By Richard Master
USA Today, Feb. 7, 2018
Amazon, Berkshire Hathaway and JPMorgan Chase announced last week that they would be forming a new company aimed at reducing employee health care costs. This decision was a response to what small, mid-sized and large business owners and CEOs have known for a long time: The private insurance system is strangling the U.S. economy.
As the founder and CEO of a mid-sized company that employs 180 people in the United States, I know this well. In 2018, we will pay $2.8 million to insure our workers and their families. Year after year, we have wrestled with the costs of our health care plans. And despite trying every trick in the book, our per-employee costs have tripled over the past 14 years.
A family plan in 2018 will cost us $27,000, which is higher than the annual salary of one-third of all working Americans. To put it another way, we are paying $13.50 per hour per employee just to cover the health care benefit. It’s a model that’s completely unsustainable, and needs to change.
According to their statement, this new health care company will pursue technology solutions to provide health care and lower costs. The real game-changer is that the company will be “free from profit-making incentives and constraints.”
They’re inches away from a major revelation: The way to fix health care for all people — not just those who are employed by monolithic corporations — is to de-commercialize the health insurance system.

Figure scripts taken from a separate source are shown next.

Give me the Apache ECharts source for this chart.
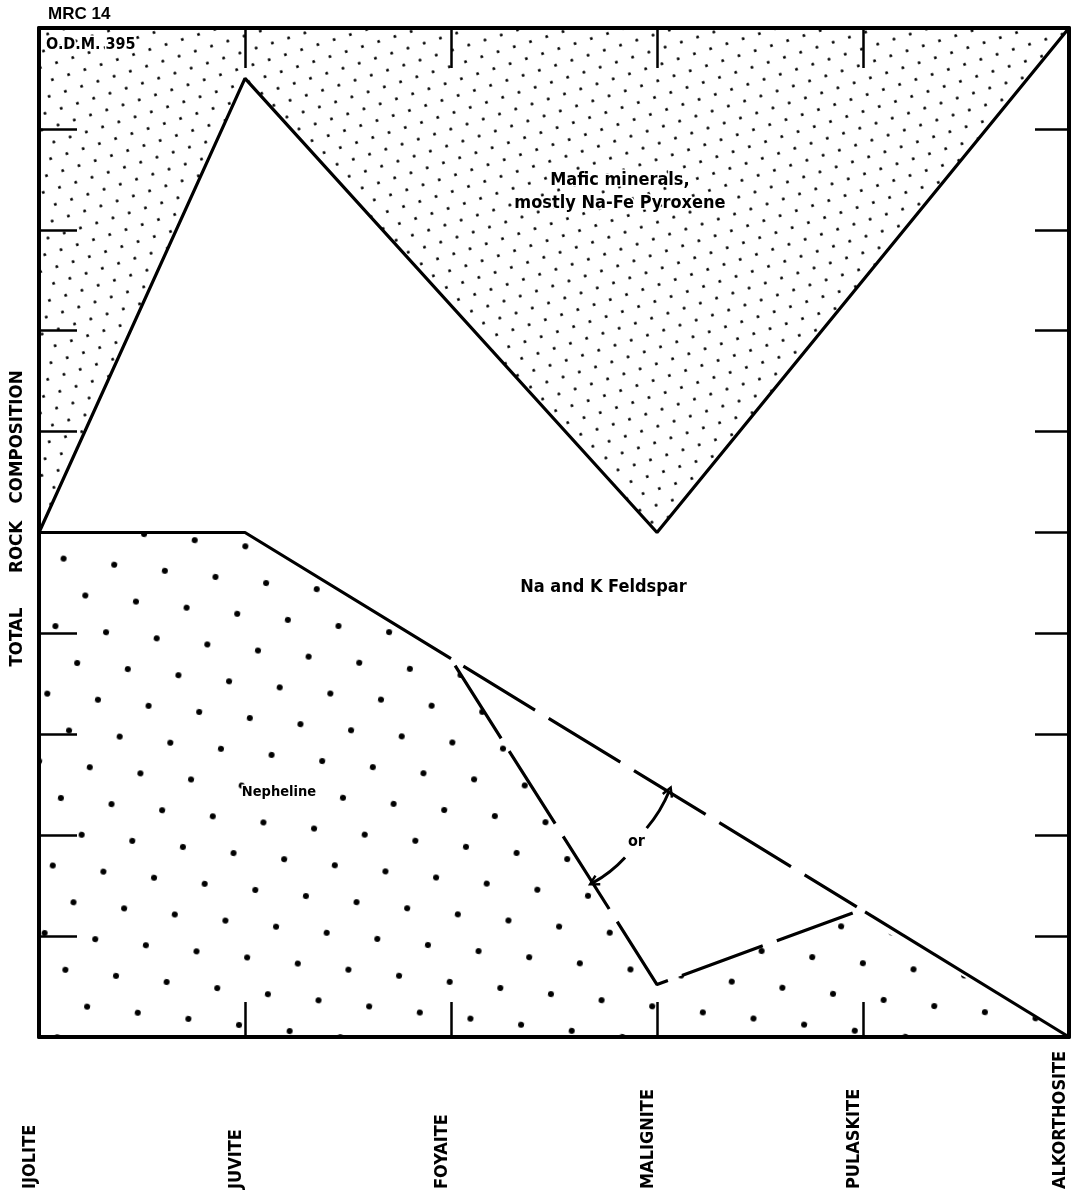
<!DOCTYPE html>
<html>
<head>
<meta charset="utf-8">
<title>MRC 14 - total rock composition</title>
<script src="https://cdn.jsdelivr.net/npm/echarts@6/dist/echarts.min.js"></script>
<style>
  html, body { margin: 0; padding: 0; background: #fff; }
  #chart { width: 1081px; height: 1204px; }
</style>
</head>
<body>
<div id="chart"></div>
<script>
// rock names, one per x position 0..5
var rockTypes = ['IJOLITE', 'JUVITE', 'FOYAITE', 'MALIGNITE', 'PULASKITE', 'ALKORTHOSITE'];

// mafic / feldspar boundary (% of total rock), mafic field lies above it
var maficEdge = [[0, 50], [1, 95], [3, 50], [5, 100]];

// outline of the dotted nepheline field
var nephelineField = [[0, 50], [1, 50], [2.02, 36.8], [3, 5.2], [3.95, 12.3], [5, 0]];

// nepheline / feldspar boundary, drawn solid - dashed - solid
var nephSolidLeft = [[0, 50], [1, 50], [2.0, 37.5]];
var nephDashed = [[2.06, 36.75], [3.97, 12.9]];
var nephSolidRight = [[4.01, 12.4], [5, 0]];

// alternative (dashed) boundary through malignite
var altBoundary = [[2.02, 36.8], [3, 5.2], [3.95, 12.3]];

// the two halves of the "or" arrow, each drawn from the lower end upward
var orArrowUp = [[2.95, 20.7], [3.06, 24.4]];
var orArrowDown = [[2.69, 15.3], [2.845, 17.8]];

// field names and where they sit (data units)
var fieldLabels = [
  { name: 'Mafic minerals,\nmostly Na-Fe Pyroxene', value: [2.82, 83.8] },
  { name: 'Na and K Feldspar', value: [2.74, 44.6] },
  { name: 'Nepheline', value: [1.165, 24.3] },
  { name: 'or', value: [2.9, 19.3] }
];
var labelSizes = [18, 18, 14.5, 16];

var FONT = "'Liberation Sans Narrow', 'DejaVu Sans Condensed', 'Liberation Sans', sans-serif";

var dom = document.getElementById('chart');
var chart = echarts.init(dom, null, { renderer: 'canvas' });

var fineDots = {
  symbol: 'circle', symbolSize: 1, color: '#000',
  dashArrayX: [[2.6, 13.4], [0, 8, 2.6, 5.4]],
  dashArrayY: [2.6, 11.4],
  rotation: -0.3
};
var coarseDots = {
  symbol: 'circle', symbolSize: 1, color: '#000',
  dashArrayX: [[5.5, 44.5], [0, 25, 5.5, 19.5]],
  dashArrayY: [5.5, 28],
  rotation: 0.12
};

var chevron = 'path://M5,0 L10,9 L8.2,10 L5,4 L1.8,10 L0,9 Z';

var option = {
  animation: false,
  backgroundColor: '#fff',
  title: [
    {
      text: 'MRC 14', left: 48, top: 6, padding: 0,
      textStyle: { fontFamily: "'Liberation Sans', sans-serif", fontSize: 17, fontWeight: 'bold', color: '#000' }
    },
    {
      text: 'O.D.M. 395', left: 46, top: 37, padding: 0, z: 12,
      textStyle: {
        fontFamily: FONT, fontSize: 16, fontWeight: 'bold', color: '#000',
        textBorderColor: '#fff', textBorderWidth: 3
      }
    }
  ],
  grid: { left: 39, right: 12, top: 28, bottom: 167, containLabel: false },
  xAxis: [
    {
      type: 'value', position: 'bottom', min: 0, max: 5, interval: 1, z: 10,
      axisLine: { show: true, lineStyle: { color: '#000', width: 4 } },
      axisTick: { show: true, inside: true, length: 35, lineStyle: { color: '#000', width: 2.5 } },
      splitLine: { show: false },
      axisLabel: {
        show: true, rotate: 90, align: 'left', verticalAlign: 'bottom', margin: 152,
        fontFamily: FONT, fontSize: 18, fontWeight: 'bold', color: '#000',
        formatter: function (v) { return rockTypes[v] || ''; }
      }
    },
    {
      type: 'value', position: 'top', min: 0, max: 5, interval: 1, z: 10,
      axisLine: { show: true, onZero: false, lineStyle: { color: '#000', width: 4 } },
      axisTick: { show: true, inside: true, length: 40, lineStyle: { color: '#000', width: 2.5 } },
      splitLine: { show: false },
      axisLabel: { show: false }
    }
  ],
  yAxis: [
    {
      type: 'value', position: 'left', min: 0, max: 100, interval: 10, z: 10,
      axisLine: { show: true, lineStyle: { color: '#000', width: 4 } },
      axisTick: { show: true, inside: true, length: 38, lineStyle: { color: '#000', width: 2.5 } },
      splitLine: { show: false },
      axisLabel: { show: false },
      name: 'TOTAL      ROCK   COMPOSITION',
      nameLocation: 'middle', nameRotate: 90, nameGap: 12,
      nameTextStyle: {
        fontFamily: FONT, fontSize: 18.5, fontWeight: 'bold', color: '#000',
        padding: [0, 0, 0, 28]
      }
    },
    {
      type: 'value', position: 'right', min: 0, max: 100, interval: 10, z: 10,
      axisLine: { show: true, onZero: false, lineStyle: { color: '#000', width: 4 } },
      axisTick: { show: true, inside: true, length: 34, lineStyle: { color: '#000', width: 2.5 } },
      splitLine: { show: false },
      axisLabel: { show: false }
    }
  ],
  series: [
    {
      // dotted mafic field (fills up to 100 %)
      name: 'mafic', type: 'line', data: maficEdge, symbol: 'none', silent: true, z: 1,
      lineStyle: { color: '#000', width: 3.2, decal: fineDots },
      itemStyle: { color: '#000', decal: fineDots },
      areaStyle: { origin: 'end', color: '#fff', opacity: 1 }
    },
    {
      // dotted nepheline field (fills down to 0 %)
      name: 'nepheline', type: 'line', data: nephelineField, symbol: 'none', silent: true, z: 1,
      lineStyle: { color: '#000', width: 0, decal: coarseDots },
      itemStyle: { color: '#000', decal: coarseDots },
      areaStyle: { origin: 'start', color: '#fff', opacity: 1 }
    },
    {
      type: 'line', data: nephSolidLeft, symbol: 'none', silent: true, z: 3,
      lineStyle: { color: '#000', width: 3.2 }
    },
    {
      type: 'line', data: nephDashed, symbol: 'none', silent: true, z: 3,
      lineStyle: { color: '#000', width: 3.2, type: [84, 16] }
    },
    {
      type: 'line', data: nephSolidRight, symbol: 'none', silent: true, z: 3,
      lineStyle: { color: '#000', width: 3.2 }
    },
    {
      type: 'line', data: altBoundary, symbol: 'none', silent: true, z: 3,
      lineStyle: { color: '#000', width: 3.2, type: [86, 15] }
    },
    {
      type: 'lines', coordinateSystem: 'cartesian2d', silent: true, z: 4,
      symbol: ['none', chevron], symbolSize: 12,
      lineStyle: { color: '#000', width: 3, opacity: 1, curveness: -0.08 },
      data: [{ coords: orArrowUp }]
    },
    {
      type: 'lines', coordinateSystem: 'cartesian2d', silent: true, z: 4,
      symbol: [chevron, 'none'], symbolSize: 12,
      lineStyle: { color: '#000', width: 3, opacity: 1, curveness: -0.08 },
      data: [{ coords: orArrowDown }]
    },
    {
      type: 'scatter', symbolSize: 1, silent: true, z: 5,
      itemStyle: { color: 'rgba(0,0,0,0)', opacity: 1 },
      label: {
        show: true, position: 'inside', formatter: '{b}',
        fontFamily: FONT, fontWeight: 'bold', color: '#000', lineHeight: 23,
        fontSize: 18, textBorderColor: '#fff', textBorderWidth: 3
      },
      data: fieldLabels.map(function (d, i) {
        return { name: d.name, value: d.value, label: { fontSize: labelSizes[i] } };
      })
    }
  ]
};

if (option && typeof option === 'object') {
  chart.setOption(option, true);
}

window.addEventListener('resize', function () {
  setTimeout(function () { chart.resize(); });
});
</script>
</body>
</html>
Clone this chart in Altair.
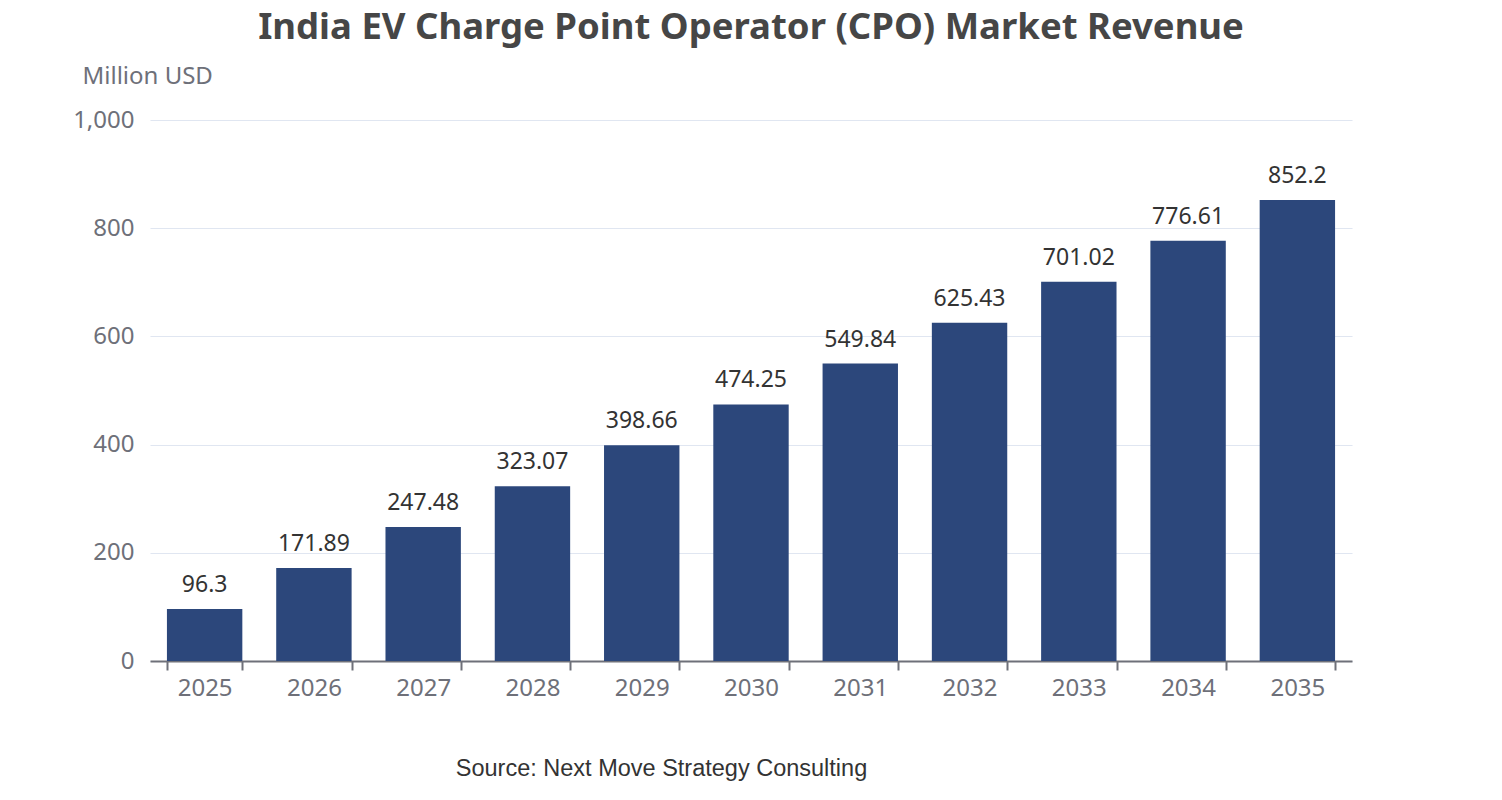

In announcing the new partnership, Berkshire Hathaway Chairman Warren Buffett called the costs of healthcare “a hungry tapeworm on the American economy.” He’s right. But, combined, these three companies employ about 1.1 million people. Even accounting for dependents, this new company will, at best, serve 1% of the population. I’m looking for a solution that would help the other 99%: Medicare for All.
In the United States, we rely on private, for-profit insurance companies to finance our health care system. Over 157 million Americans are getting their coverage from employer based plans. Another 21.9 million have purchased insurance individually.
In theory, an insurance company exists to help negotiate with providers, and minimize the amount that patients and families are paying for healthcare. However, health insurance executives have the same motivation as the leader of any other company: profit.
That motivation is holding patients, workers and every other sector of our economy hostage to high premiums, and large out of pocket expenses. It is no coincidence that while health insurance companies are using hundreds of billions annually for their own sales and marketing, administrative overhead and profits, we are suffering under the most complex and expensive system in the world.
This is an existential threat to our businesses and our economy.
The high costs of health care, fueled by the profit motivation in the private insurance system, can be directly linked to the decreased take-home pay for workers; businesses not having capital to expand to new markets, create new jobs, or invest in new technologies; and medical bills as the number one cause of bankruptcy in the United States.
While some companies have the resources to do what Berkshire Hathaway, Amazon and JPMorgan Chase are doing, most don’t.
I certainly couldn’t do it for my employees, even though I wish I could. That’s why, if we are going to achieve an improved system for all of our citizens, what we really need is Medicare for all. Whether they know it or not, the leadership of these three companies made a strong case for removing profit from our health care system, and I hope our politicians are listening.
Richard Master is founder and CEO of MCS Industries, executive producer of multiple documentaries on the U.S. health care system, and founder of the Business Initiative for Health Policy.